We are all too familiar with the blowhards of the world. Those who magnify their accomplishments and whose stories, much like the fisherman who caught a tadpole which, after 50 retellings of the story, had turned into a great white shark, get bigger and bolder each time they are repeated.

I am a huge believer in the need and power of recognition. I’m all in favour of showering praise on those who are deserving, but like many of us, I too have become disenchanted by those who seize every opportunity to brag about all they have done and the brilliance with which they have done it.

The Habit of Humility, much like the habit of gratitude, adds to character while taking away nothing.

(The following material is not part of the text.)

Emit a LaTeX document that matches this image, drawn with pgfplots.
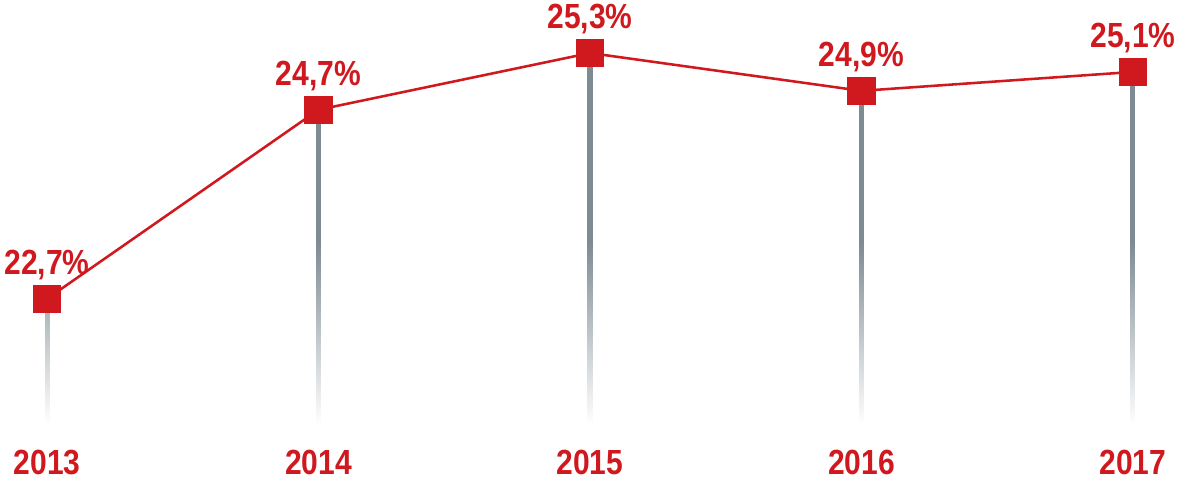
\documentclass[border=0pt]{standalone}
\usepackage{fontspec}
\setmainfont[FakeStretch=0.86]{Liberation Sans}
\usepackage{pgfplots}
\pgfplotsset{compat=1.18}
\usetikzlibrary{fadings}

\definecolor{redline}{HTML}{D0191F}
\definecolor{stemgray}{HTML}{7D8B93}

\pgfplotstableread{
x y
0 22.7
1 24.7
2 25.3
3 24.9
4 25.1
}\shares

\begin{document}
\begin{tikzpicture}
\begin{axis}[
  scale only axis, width=849pt, height=297pt,
  xmin=-0.1, xmax=4.1, ymin=21.38, ymax=25.6,
  axis line style={draw=none}, tick style={draw=none},
  ytick=\empty, xtick={0,1,2,3,4},
  xticklabels={2013,2014,2015,2016,2017},
  xticklabel style={anchor=base, yshift=-38pt, text=redline,
    font=\fontsize{26}{28}\selectfont\bfseries},
  /pgf/number format/assume math mode=true,
]
% stems
\addplot[ycomb, draw=stemgray, line width=3.75pt, no markers] table[x=x,y=y] {\shares};
% fade stems to white toward the bottom
\fill[white, path fading=north] (axis cs:-0.1,21.38) rectangle (axis cs:4.1,23.3);
% line with markers and labels
\addplot[redline, line width=1.9pt, mark=square*, mark size=9.6pt,
  mark options={fill=redline, draw=none},
  nodes near coords={\pgfmathprintnumber[fixed, precision=1, fixed zerofill, use comma]{\pgfplotspointmeta}\%},
  every node near coord/.append style={anchor=base, yshift=18pt, text=redline,
    font=\fontsize{26}{28}\selectfont\bfseries},
  ] table[x=x,y=y] {\shares};
\end{axis}
\path (current axis.south) ++(0,-44pt);
\end{tikzpicture}
\end{document}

Many years ago I attended a seminar taught by a man who made a statement so profound that, like the quote in the opening paragraph, has stayed with me for more than 30 years.

He said, “In life, take everything you do very seriously. Take your education seriously, your career seriously, most importantly take your family and your health very seriously but whatever you do, no matter what, or how powerful the temptation, don’t ever, ever, ever take yourself seriously.”

He went on to explain what he called his Theory of Truth. It went something like this. “We are all human. We all make mistakes. We all do stupid things. We all say inappropriate things. None of us are perfect. So it is important that we accept ourselves for who we are and once we realize and understand how imperfect we are, humility becomes an easy habit to acquire.”

Samuel Taylor Coleridge famously stated:
And the devil did grin, for his daring sin
Is pride that apes humility

And Mason Cooley, a renowned academic and aphorist summed it up with “Arrogance invites ruin; humility receives benefits.”

The Habit of Humility is important because those who practice it understand that while they know they’ve done great things, they are not made better by promoting them. By knowing in their hearts they have done what is right and what is good is all the reward they need.

The Habit of Humility tells more about the greatness of its practitioners than boasting ever will.

Let’s make a habit of meeting like this.